Building a brighter future for Britain’s steel has already begun. Today, UK Export Finance has signed a landmark financing deal with Nigeria, which is refurbishing two major ports. As part of that agreement, British Steel Limited will supply 120,000 tonnes of steel billets for this work. That is a £70 million contract, the largest British Steel order that UKEF has ever backed, strengthening and sustaining Britain’s future as a steelmaking nation.
We need steel made in Britain in all its forms. We need it for the 1.5 million new homes that we are committed to build, for the third runway that we have approved at Heathrow that will require 400,000 tonnes of steel, and for our new data centres and gigafactories, such as the Agratas gigafactory in Somerset. A total of 23,000 tonnes of steel has already gone into its construction, all sourced from the UK.
Britain needs a steel industry for our national security, economic security and national interest. We need to ensure that Britain remains an internationally competitive steelmaking nation not just because our past was built on steel, but because our future depends on it. I commend this statement to the House.
My hon. Friend is right to explain that this strategy is a holistic strategy. It looks at the industry as a whole and considers how all the assets can be brought together and given a sustainable footing. I will invest, modernise and protect where necessary.

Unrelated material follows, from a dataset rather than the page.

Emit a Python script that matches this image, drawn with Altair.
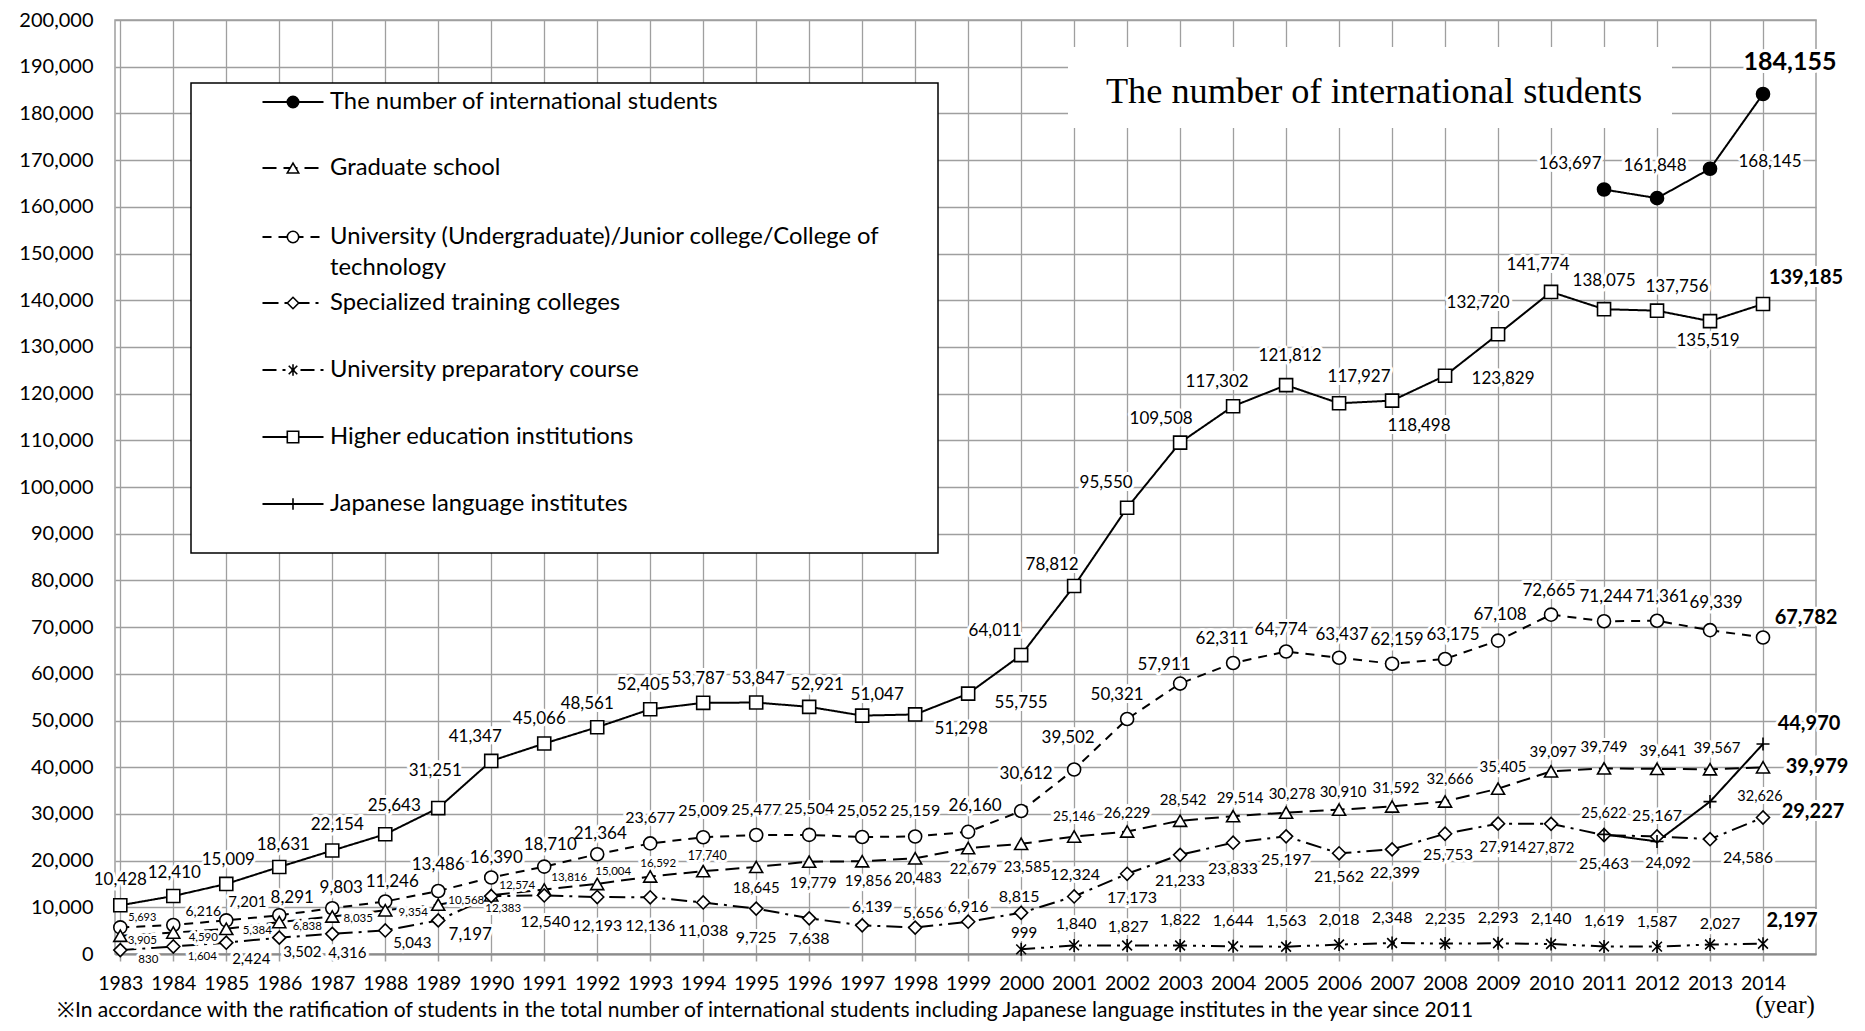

On the questions about the EU, I have, of course, been in discussion with my EU counterparts. I met four EU commissioners in the last month and the vice-president. Next week we will have further discussions when we are in Cameroon for the ministerial meetings of the World Trade Organisation. These are important times for both the European Union and the UK. Our reset is important, and that reset work will continue. It is in both our interests to make sure that we invest in, protect and modernise our respective steel industries, and we should be doing so with as much co-operation as possible.